Sequence Step
Also known as: Cadence Step, Workflow Step, Sequence Action
An individual action within a multi-step outreach or nurture sequence — typically an email, task, delay, or branching decision.
Definition
A sequence step is a discrete action that occurs at a specific point in an automated outreach or nurture sequence. The most common step types are: email send, manual task (call, LinkedIn message), wait/delay, conditional branch (if/then logic), and exit (move to a different sequence or end enrollment).
Sequences are typically composed of 4-12 steps spanning days or weeks. A B2B sales cadence might be: Day 1 email, Day 3 LinkedIn connection, Day 5 follow-up email, Day 7 phone call task, Day 10 break-up email. Each of those is a sequence step with its own timing, content, and success criteria.
Steps are different from sequences themselves. A sequence is the container; steps are the contents. One sequence can have many steps; many sequences can share similar step patterns. Designing good sequences is largely the work of designing good steps and the right order between them.
Why It Matters
Step design determines sequence performance. A 12-step sequence with weak step copy and bad timing converts worse than a tight 5-step sequence with strong step content. The same goes for cadence — emails too close together feel pushy; too far apart and momentum fades.

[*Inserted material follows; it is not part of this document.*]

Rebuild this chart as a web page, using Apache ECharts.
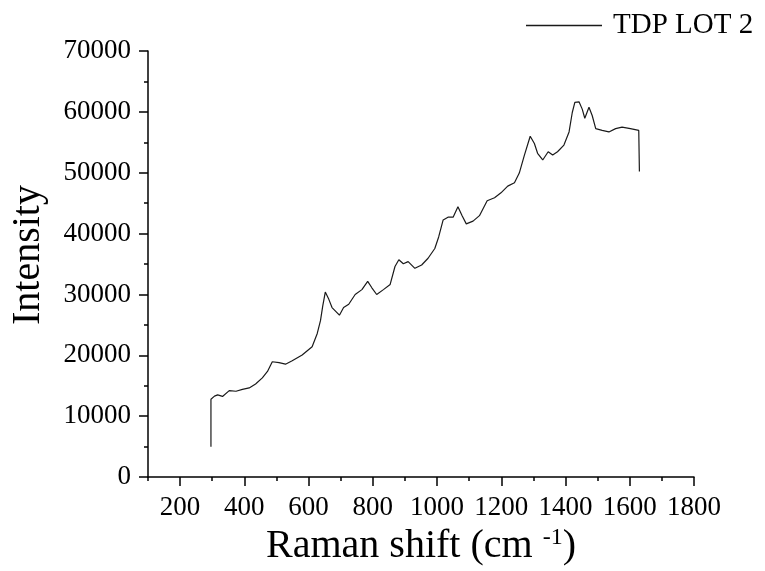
<!DOCTYPE html>
<html>
<head>
<meta charset="utf-8">
<script src="https://cdn.jsdelivr.net/npm/echarts@6/dist/echarts.min.js"></script>
<style>
  html, body { margin: 0; padding: 0; background: #fff; }
  #chart { width: 765px; height: 571px; }
</style>
</head>
<body>
<div id="chart"></div>
<script>
// Raman spectrum, TDP LOT 2
const seriesName = 'TDP LOT 2';
const ramanShift = [296, 296, 307, 317, 332, 353, 374, 394, 415, 435, 456, 472, 487, 508, 528, 549, 580, 611, 627, 637,
  644, 652, 663, 673, 696, 709, 725, 745, 766, 784, 797, 812, 833, 854, 869, 881, 895, 910, 931, 952,
  972, 993, 1005, 1019, 1034, 1050, 1065, 1078, 1091, 1112, 1132, 1156, 1179, 1199, 1220, 1241, 1256, 1272, 1290, 1303,
  1313, 1329, 1346, 1360, 1375, 1395, 1411, 1421, 1429, 1442, 1452, 1460, 1473, 1483, 1494, 1514, 1535, 1556, 1576, 1602,
  1628, 1630, 1630];
const intensity = [5000, 12800, 13300, 13500, 13250, 14200, 14100, 14400, 14650, 15300, 16300, 17350, 18950, 18800, 18550, 19100, 20050, 21400, 23600, 25700,
  28100, 30400, 29200, 27850, 26600, 27850, 28400, 30000, 30800, 32150, 31100, 30000, 30800, 31650, 34600, 35700, 35050, 35400, 34300, 34850,
  35950, 37550, 39450, 42250, 42700, 42700, 44400, 42950, 41600, 42050, 42950, 45400, 45900, 46700, 47800, 48350, 49950, 52900, 56000, 54800,
  53200, 52100, 53450, 52900, 53450, 54550, 56700, 59900, 61550, 61650, 60450, 58950, 60750, 59400, 57250, 56950, 56700, 57250, 57500, 57250,
  56950, 57000, 50200];

// axis ticks
const xMajorTicks = [200, 400, 600, 800, 1000, 1200, 1400, 1600, 1800];
const xMinorTicks = [100, 300, 500, 700, 900, 1100, 1300, 1500, 1700];

const points = ramanShift.map((x, i) => [x, intensity[i]]);

const FONT = '"Liberation Serif", "DejaVu Serif", serif';
const INK = '#000';
const plain = v => String(v);

const chart = echarts.init(document.getElementById('chart'), null, { renderer: 'canvas' });
chart.setOption({
  animation: false,
  backgroundColor: '#fff',
  textStyle: { fontFamily: FONT, color: INK },
  grid: { left: 145, right: 71, top: 51, bottom: 87, containLabel: false },
  legend: {
    data: [seriesName],
    left: 521,
    top: 6,
    icon: 'rect',
    itemWidth: 76,
    itemHeight: 1.3,
    itemStyle: { color: '#1a1a1a' },
    textStyle: { fontFamily: FONT, fontSize: 29, color: INK, padding: [0, 0, 0, 6] }
  },
  xAxis: [
    {
      type: 'value',
      position: 'bottom',
      min: 100,
      max: 1800,
      interval: 100,
      name: 'Raman shift (cm {sup|-1})',
      nameLocation: 'middle',
      nameGap: 48,
      nameTextStyle: {
        fontFamily: FONT, fontSize: 40, color: INK,
        rich: { sup: { fontFamily: FONT, fontSize: 24, color: INK, padding: [0, 0, 16, 0] } }
      },
      axisLine: { show: true, onZero: false, lineStyle: { color: INK, width: 1.5 } },
      axisTick: { show: true, customValues: xMajorTicks, length: 9, lineStyle: { color: INK, width: 1.5 } },
      axisLabel: {
        customValues: xMajorTicks,
        formatter: plain,
        margin: 17,
        fontFamily: FONT, fontSize: 27, color: INK
      },
      splitLine: { show: false }
    },
    {
      type: 'value',
      position: 'bottom',
      min: 100,
      max: 1800,
      interval: 100,
      axisLine: { show: false },
      axisTick: { show: true, customValues: xMinorTicks, length: 4, lineStyle: { color: INK, width: 1.5 } },
      axisLabel: { show: false },
      splitLine: { show: false }
    }
  ],
  yAxis: {
    type: 'value',
    min: 0,
    max: 70000,
    interval: 10000,
    name: 'Intensity',
    nameLocation: 'middle',
    nameGap: 100,
    nameTextStyle: { fontFamily: FONT, fontSize: 40, color: INK, padding: [0, 0, 0, 18] },
    axisLine: { show: true, onZero: false, lineStyle: { color: INK, width: 1.5 } },
    axisTick: { show: true, length: 9, lineStyle: { color: INK, width: 1.5 } },
    minorTick: { show: true, splitNumber: 2, length: 4, lineStyle: { color: INK, width: 1.5 } },
    axisLabel: { formatter: plain, margin: 17, fontFamily: FONT, fontSize: 27, color: INK },
    splitLine: { show: false }
  },
  series: [{
    name: seriesName,
    type: 'line',
    xAxisIndex: 0,
    data: points,
    showSymbol: false,
    symbol: 'none',
    lineStyle: { color: '#1a1a1a', width: 1.2 },
    itemStyle: { color: '#1a1a1a' }
  }]
});
</script>
</body>
</html>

The biggest mistake is creating long sequences with formulaic steps (Email 1, Email 2, Email 3...). Each step should have a distinct purpose: introduce value, offer a specific resource, ask a direct question, share social proof, propose a meeting. Generic 'check-in' emails dilute response rates.
Examples in Practice
A SaaS sales team's 7-step outbound cadence: Day 1 (intro email), Day 3 (LinkedIn invite task), Day 4 (follow-up email with case study), Day 7 (phone call task), Day 10 (value-add email — relevant industry stat), Day 14 (last attempt email), Day 21 (break-up email). Reply rates peak at Step 4 (the case-study email).
A nurture sequence for free-trial signups: Day 0 (welcome with quick-start guide), Day 2 (feature highlight #1), Day 5 (customer story), Day 9 (feature highlight #2), Day 12 (trial-end reminder with upgrade offer), Day 15 (final upgrade reminder). Conversion to paid peaks at Day 12.
An ecommerce post-purchase sequence: Day 0 (order confirmation), Day 1 (shipping notification), Day 3 (use cases for the product), Day 7 (review request), Day 14 (cross-sell related products), Day 30 (replenishment reminder for consumable items). Each step has a specific conversion goal.